--- Data shown ---
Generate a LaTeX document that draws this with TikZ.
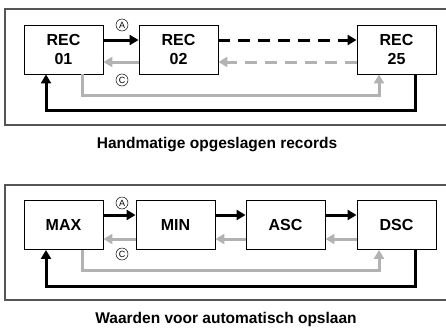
\documentclass[tikz,border=0pt]{standalone}
\usepackage{fontspec}
\setmainfont{Liberation Sans}
\usetikzlibrary{arrows.meta}
\definecolor{lgray}{HTML}{B2B2B2}
\definecolor{fgray}{HTML}{555555}
\tikzset{
  recbox/.style={draw, line width=0.9pt, minimum width=79pt, minimum height=49pt,
    align=center, font=\fontsize{16}{19}\selectfont\bfseries, inner sep=0pt},
  fwd/.style={line width=3pt, black, -{Triangle[length=9pt,width=10pt]}},
  bwd/.style={line width=3pt, lgray, -{Triangle[length=9pt,width=10pt]}},
  frame/.style={line width=1.4pt, fgray},
  circ/.style={circle, draw, line width=0.5pt, minimum size=12pt, inner sep=0pt,
    font=\fontsize{9}{9}\selectfont},
  caption/.style={anchor=base, inner sep=0pt, font=\fontsize{15.5}{17}\selectfont\bfseries}
}
\begin{document}
\begin{tikzpicture}[x=1pt, y=-1pt]
  \useasboundingbox (0,0) rectangle (446,327);
  % upper panel
  \draw[frame] (448,9) -- (5,9) -- (5,125) -- (448,125);
  \node[recbox] (rec01) at (63.5,49.5) {REC\\01};
  \node[recbox] (rec02) at (178.5,49.5) {REC\\02};
  \node[recbox] (rec25) at (396.5,49.5) {REC\\25};
  \draw[fwd] ([yshift=9.5pt]rec01.east) -- ([yshift=9.5pt]rec02.west);
  \draw[bwd] ([yshift=-12.5pt]rec02.west) -- ([yshift=-12.5pt]rec01.east);
  \draw[fwd, dash pattern=on 12pt off 8pt] ([yshift=9.5pt]rec02.east) -- ([yshift=9.5pt]rec25.west);
  \draw[bwd, dash pattern=on 12pt off 8pt] ([yshift=-12.5pt]rec25.west) -- ([yshift=-12.5pt]rec02.east);
  \draw[bwd] ([xshift=18.5pt]rec01.south) -- ++(0,21) -| ([xshift=-17.5pt]rec25.south);
  \draw[fwd] ([xshift=18.5pt]rec25.south) -- ++(0,36) -| ([xshift=-17.5pt]rec01.south);
  \node[circ] (a1) at (122,25) {A};
  \node[circ] (c1) at (122,80) {C};
  \node[caption] (cap1) at (217,148) {Handmatige opgeslagen records};
  % lower panel
  \draw[frame] (448,185) -- (5,185) -- (5,300) -- (448,300);
  \node[recbox] (max) at (63.5,225) {MAX};
  \node[recbox] (min) at (175.5,225) {MIN};
  \node[recbox] (asc) at (285.5,225) {ASC};
  \node[recbox] (dsc) at (396.5,225) {DSC};
  \foreach \from/\to in {max/min, min/asc, asc/dsc} {
    \draw[fwd] ([yshift=10pt]\from.east) -- ([yshift=10pt]\to.west);
    \draw[bwd] ([yshift=-14pt]\to.west) -- ([yshift=-14pt]\from.east);
  }
  \draw[bwd] ([xshift=18.5pt]max.south) -- ++(0,21) -| ([xshift=-17.5pt]dsc.south);
  \draw[fwd] ([xshift=18.5pt]dsc.south) -- ++(0,37) -| ([xshift=-17.5pt]max.south);
  \node[circ] (a2) at (122,203) {A};
  \node[circ] (c2) at (122,254) {C};
  \node[caption] (cap2) at (226,323) {Waarden voor automatisch opslaan};
\end{tikzpicture}
\end{document}
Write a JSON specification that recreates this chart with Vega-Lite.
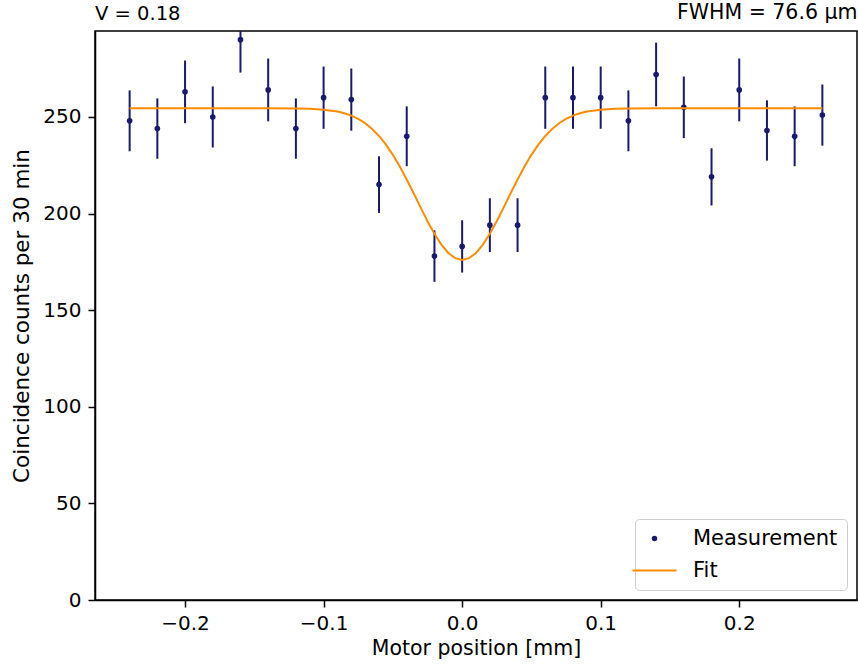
{
  "$schema": "https://vega.github.io/schema/vega-lite/v6.json",
  "width": 762,
  "height": 569,
  "autosize": {"type": "none"},
  "padding": {"left": 95, "top": 31, "right": 1, "bottom": 68},
  "title": {"text": "V = 0.18", "anchor": "start", "frame": "group", "offset": -22, "fontSize": 19.5, "fontWeight": "normal", "color": "black"},
  "config": {
    "font": "DejaVu Sans",
    "view": {"stroke": "black", "strokeWidth": 1.5},
    "axis": {
      "labelFontSize": 20, "titleFontSize": 20.5, "titleFontWeight": "normal",
      "labelColor": "black", "titleColor": "black",
      "domainColor": "black", "domainWidth": 1.5,
      "tickColor": "black", "tickWidth": 1.5, "tickSize": 7,
      "labelPadding": 6, "grid": false
    },
    "legend": {
      "title": null, "orient": "bottom-right", "offset": 10,
      "padding": 9, "strokeColor": "#cccccc", "fillColor": "white", "cornerRadius": 4,
      "labelFontSize": 21, "labelColor": "black", "labelOffset": 28, "rowPadding": 10,
      "symbolSize": 1936, "symbolStrokeWidth": 2
    }
  },
  "datasets": {
    "meas": [
      {"x": -0.24, "y": 248, "lo": 232.25, "hi": 263.75, "series": "Measurement"},
      {"x": -0.22, "y": 244, "lo": 228.38, "hi": 259.62, "series": "Measurement"},
      {"x": -0.20, "y": 263, "lo": 246.78, "hi": 279.22, "series": "Measurement"},
      {"x": -0.18, "y": 250, "lo": 234.19, "hi": 265.81, "series": "Measurement"},
      {"x": -0.16, "y": 290, "lo": 272.97, "hi": 307.03, "series": "Measurement"},
      {"x": -0.14, "y": 264, "lo": 247.75, "hi": 280.25, "series": "Measurement"},
      {"x": -0.12, "y": 244, "lo": 228.38, "hi": 259.62, "series": "Measurement"},
      {"x": -0.10, "y": 260, "lo": 243.88, "hi": 276.12, "series": "Measurement"},
      {"x": -0.08, "y": 259, "lo": 242.91, "hi": 275.09, "series": "Measurement"},
      {"x": -0.06, "y": 215, "lo": 200.34, "hi": 229.66, "series": "Measurement"},
      {"x": -0.04, "y": 240, "lo": 224.51, "hi": 255.49, "series": "Measurement"},
      {"x": -0.02, "y": 178, "lo": 164.66, "hi": 191.34, "series": "Measurement"},
      {"x": 0.00, "y": 183, "lo": 169.47, "hi": 196.53, "series": "Measurement"},
      {"x": 0.02, "y": 194, "lo": 180.07, "hi": 207.93, "series": "Measurement"},
      {"x": 0.04, "y": 194, "lo": 180.07, "hi": 207.93, "series": "Measurement"},
      {"x": 0.06, "y": 260, "lo": 243.88, "hi": 276.12, "series": "Measurement"},
      {"x": 0.08, "y": 260, "lo": 243.88, "hi": 276.12, "series": "Measurement"},
      {"x": 0.10, "y": 260, "lo": 243.88, "hi": 276.12, "series": "Measurement"},
      {"x": 0.12, "y": 248, "lo": 232.25, "hi": 263.75, "series": "Measurement"},
      {"x": 0.14, "y": 272, "lo": 255.51, "hi": 288.49, "series": "Measurement"},
      {"x": 0.16, "y": 255, "lo": 239.03, "hi": 270.97, "series": "Measurement"},
      {"x": 0.18, "y": 219, "lo": 204.20, "hi": 233.80, "series": "Measurement"},
      {"x": 0.20, "y": 264, "lo": 247.75, "hi": 280.25, "series": "Measurement"},
      {"x": 0.22, "y": 243, "lo": 227.41, "hi": 258.59, "series": "Measurement"},
      {"x": 0.24, "y": 240, "lo": 224.51, "hi": 255.49, "series": "Measurement"},
      {"x": 0.26, "y": 251, "lo": 235.16, "hi": 266.84, "series": "Measurement"}
    ],
    "fit": [
      {"x": -0.24, "y": 254.5, "series": "Fit"},
      {"x": -0.14, "y": 254.5, "series": "Fit"},
      {"x": -0.12, "y": 254.41, "series": "Fit"},
      {"x": -0.11, "y": 254.24, "series": "Fit"},
      {"x": -0.10, "y": 253.80, "series": "Fit"},
      {"x": -0.09, "y": 252.79, "series": "Fit"},
      {"x": -0.085, "y": 251.92, "series": "Fit"},
      {"x": -0.08, "y": 250.68, "series": "Fit"},
      {"x": -0.075, "y": 249.00, "series": "Fit"},
      {"x": -0.07, "y": 246.75, "series": "Fit"},
      {"x": -0.065, "y": 243.84, "series": "Fit"},
      {"x": -0.06, "y": 240.18, "series": "Fit"},
      {"x": -0.055, "y": 235.70, "series": "Fit"},
      {"x": -0.05, "y": 230.41, "series": "Fit"},
      {"x": -0.045, "y": 224.35, "series": "Fit"},
      {"x": -0.04, "y": 217.64, "series": "Fit"},
      {"x": -0.035, "y": 210.49, "series": "Fit"},
      {"x": -0.03, "y": 203.19, "series": "Fit"},
      {"x": -0.025, "y": 196.07, "series": "Fit"},
      {"x": -0.02, "y": 189.52, "series": "Fit"},
      {"x": -0.015, "y": 183.92, "series": "Fit"},
      {"x": -0.01, "y": 179.62, "series": "Fit"},
      {"x": -0.005, "y": 176.92, "series": "Fit"},
      {"x": 0.0, "y": 176.0, "series": "Fit"},
      {"x": 0.005, "y": 176.92, "series": "Fit"},
      {"x": 0.01, "y": 179.62, "series": "Fit"},
      {"x": 0.015, "y": 183.92, "series": "Fit"},
      {"x": 0.02, "y": 189.52, "series": "Fit"},
      {"x": 0.025, "y": 196.07, "series": "Fit"},
      {"x": 0.03, "y": 203.19, "series": "Fit"},
      {"x": 0.035, "y": 210.49, "series": "Fit"},
      {"x": 0.04, "y": 217.64, "series": "Fit"},
      {"x": 0.045, "y": 224.35, "series": "Fit"},
      {"x": 0.05, "y": 230.41, "series": "Fit"},
      {"x": 0.055, "y": 235.70, "series": "Fit"},
      {"x": 0.06, "y": 240.18, "series": "Fit"},
      {"x": 0.065, "y": 243.84, "series": "Fit"},
      {"x": 0.07, "y": 246.75, "series": "Fit"},
      {"x": 0.075, "y": 249.00, "series": "Fit"},
      {"x": 0.08, "y": 250.68, "series": "Fit"},
      {"x": 0.085, "y": 251.92, "series": "Fit"},
      {"x": 0.09, "y": 252.79, "series": "Fit"},
      {"x": 0.10, "y": 253.80, "series": "Fit"},
      {"x": 0.11, "y": 254.24, "series": "Fit"},
      {"x": 0.12, "y": 254.41, "series": "Fit"},
      {"x": 0.14, "y": 254.5, "series": "Fit"},
      {"x": 0.26, "y": 254.5, "series": "Fit"}
    ]
  },
  "resolve": {"axis": {"x": "independent"}},
  "layer": [
    {
      "data": {"name": "meas"},
      "mark": {"type": "rule", "color": "#191970", "strokeWidth": 2, "clip": true},
      "encoding": {
        "x": {"field": "x", "type": "quantitative",
              "scale": {"domain": [-0.265, 0.285], "nice": false, "zero": false},
              "axis": {"orient": "bottom", "values": [-0.2, -0.1, 0, 0.1, 0.2],
                       "labelExpr": "replace(format(datum.value, '.1f'), '-', '\u2212')",
                       "title": "Motor position [mm]", "titlePadding": 5}},
        "y": {"field": "lo", "type": "quantitative",
              "scale": {"domain": [0, 294.5], "nice": false},
              "axis": {"values": [0, 50, 100, 150, 200, 250], "title": "Coincidence counts per 30 min",
                       "titleFontSize": 21.5, "titlePadding": 9, "labelPadding": 7}},
        "y2": {"field": "hi"}
      }
    },
    {
      "data": {"name": "meas"},
      "mark": {"type": "point", "filled": true, "opacity": 1, "size": 32, "clip": true},
      "encoding": {
        "x": {"field": "x", "type": "quantitative", "axis": null},
        "y": {"field": "y", "type": "quantitative"},
        "color": {"field": "series", "type": "nominal",
                  "scale": {"domain": ["Measurement", "Fit"], "range": ["#191970", "#ff8c00"]},
                  "legend": {
                    "encode": {
                      "symbols": {"update": {
                        "shape": {"signal": "datum.label === 'Fit' ? 'stroke' : 'circle'"},
                        "size": {"signal": "datum.label === 'Fit' ? 1936 : 30"},
                        "fill": {"signal": "datum.label === 'Fit' ? 'transparent' : '#191970'"},
                        "stroke": {"signal": "datum.label === 'Fit' ? '#ff8c00' : '#191970'"},
                        "strokeWidth": {"signal": "datum.label === 'Fit' ? 2 : 0"}
                      }}
                    }
                  }}
      }
    },
    {
      "data": {"name": "fit"},
      "mark": {"type": "line", "strokeWidth": 2, "clip": true},
      "encoding": {
        "x": {"field": "x", "type": "quantitative",
              "axis": {"orient": "top", "labels": false, "ticks": false, "domain": false,
                       "title": "FWHM = 76.6 \u00b5m", "titleFontSize": 20.5, "titleAnchor": "end", "titlePadding": 9}},
        "y": {"field": "y", "type": "quantitative"},
        "color": {"field": "series", "type": "nominal",
                  "legend": {
                    "encode": {
                      "symbols": {"update": {
                        "shape": {"signal": "datum.label === 'Fit' ? 'stroke' : 'circle'"},
                        "size": {"signal": "datum.label === 'Fit' ? 1936 : 30"},
                        "fill": {"signal": "datum.label === 'Fit' ? 'transparent' : '#191970'"},
                        "stroke": {"signal": "datum.label === 'Fit' ? '#ff8c00' : '#191970'"},
                        "strokeWidth": {"signal": "datum.label === 'Fit' ? 2 : 0"}
                      }}
                    }
                  }}
      }
    }
  ]
}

--- Directions ---
In the records above, locate the lines holding the word "that". Copy each of them.

--- Final result ---
Generate a LaTeX document that draws this with TikZ.
Write a JSON specification that recreates this chart with Vega-Lite.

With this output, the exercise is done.